G. R. Santosh was born in Srinagar, Kashmir in 1929. He was a self-taught artist and took up several odd jobs due to the death of his father and started to work as a sign board painter, silk weaver and white washing walls to support himself. Slowly, he began concentrating on commercial art and became a skilful papier-mache artist. In 1950, Santosh joined the Progressive Arts Association in Kashmir, formed as a result of painter S. H. Raza’s efforts to mobilize Kashmiri painters.

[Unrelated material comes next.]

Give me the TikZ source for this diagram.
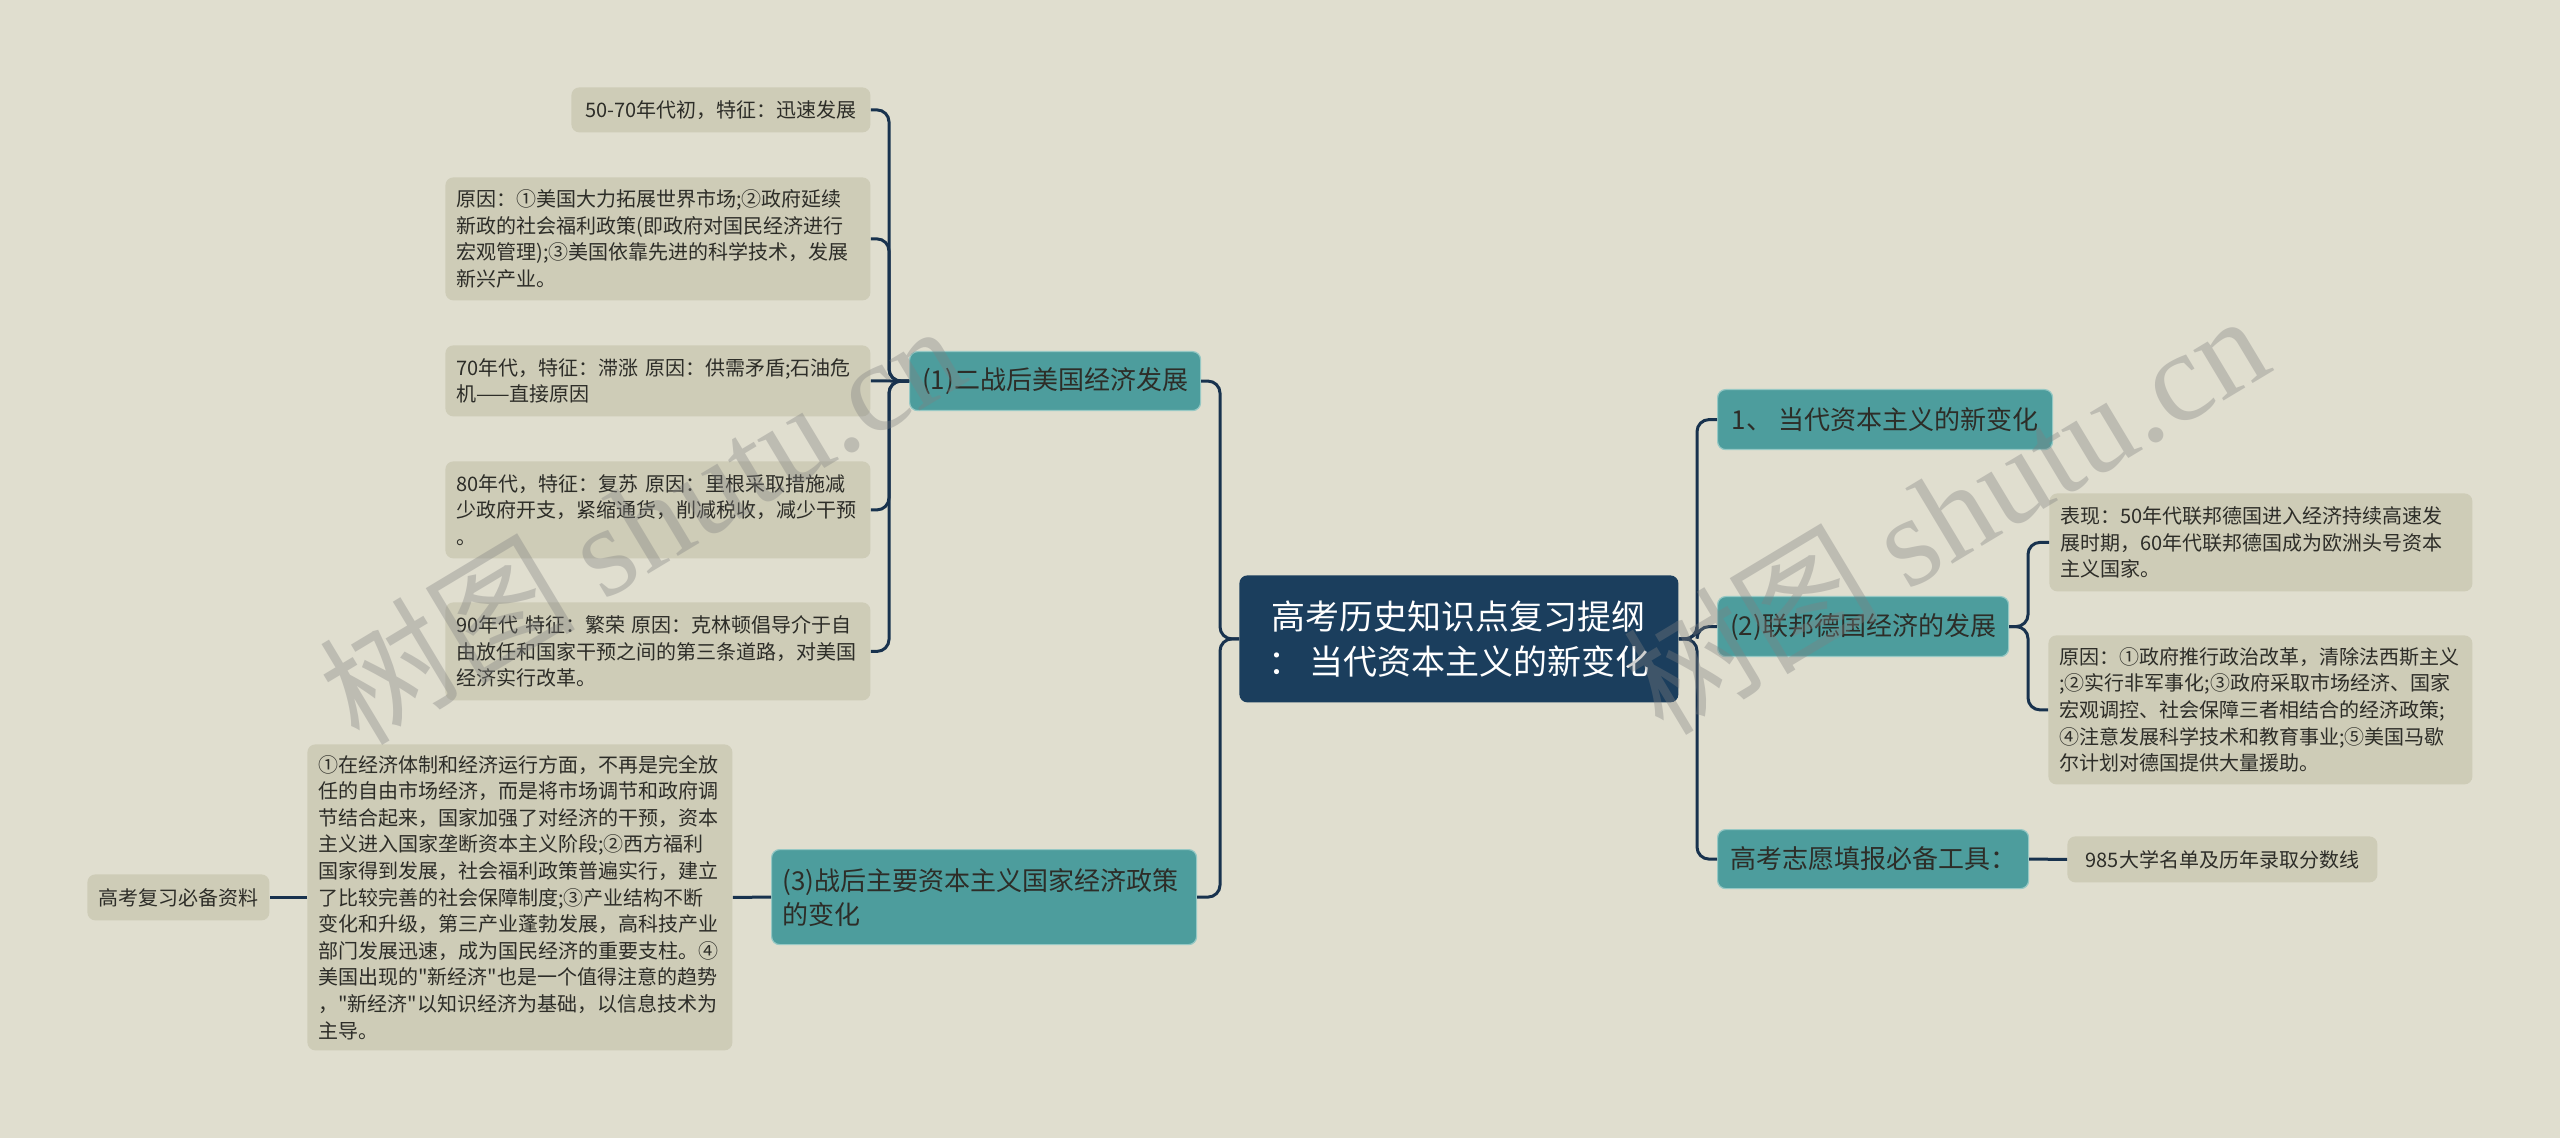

At the start of his career, Santosh painted realistic watercolour landscapes, inspired by his hometown. In 1954, he won the government scholarship to study Fine Arts under painter N. S. Bendre at the MS University, Baroda. While he was there, he produced a massive body of work including landscapes and figurative works. But soon there was a shift from a realistic to cubist style. He was greatly influenced by geometric shapes and the mysticism of the Kashmir valley. His treatment of snow-clad houses and the backwaters on the banks of river Jhelum reveals his finely tuned sense of visual perception and is an example of splendid semi-abstract treatment.
In the mid 60s, when the Bengal School, which dominated art scene then, wanted to combine the contemporary with traditional Indian art, Santosh stuck to his own individual style and preferred to follow the thought behind the composition. In Kashmir, he found inspiration in the Hindu and Buddhist tantric cults that co- existed along with sufi mysticism which had a deep impact on his works. His visit to Amarnath caves in 1964 made him stop painting to study Tantra.
Later, inspired by the Tantra philosophy, he based his works on the concept of Purusha – Prakriti cosmic creation. He created pure forms that combined the male and female form, and fused the sexual and spiritual. The artists’ contribution built up the neo-tantric school in the art world.He was also an acclaimed Kashmiri writer and poet, and he built his visual and verbal vocabulary around the Tantric philosophy.
Santosh held over 30 one man shows. He received the Lalit Kala Akademi award in 1973 and the Padma Shri in 1977 amongst many other awards. He died in 1997 in New Delhi.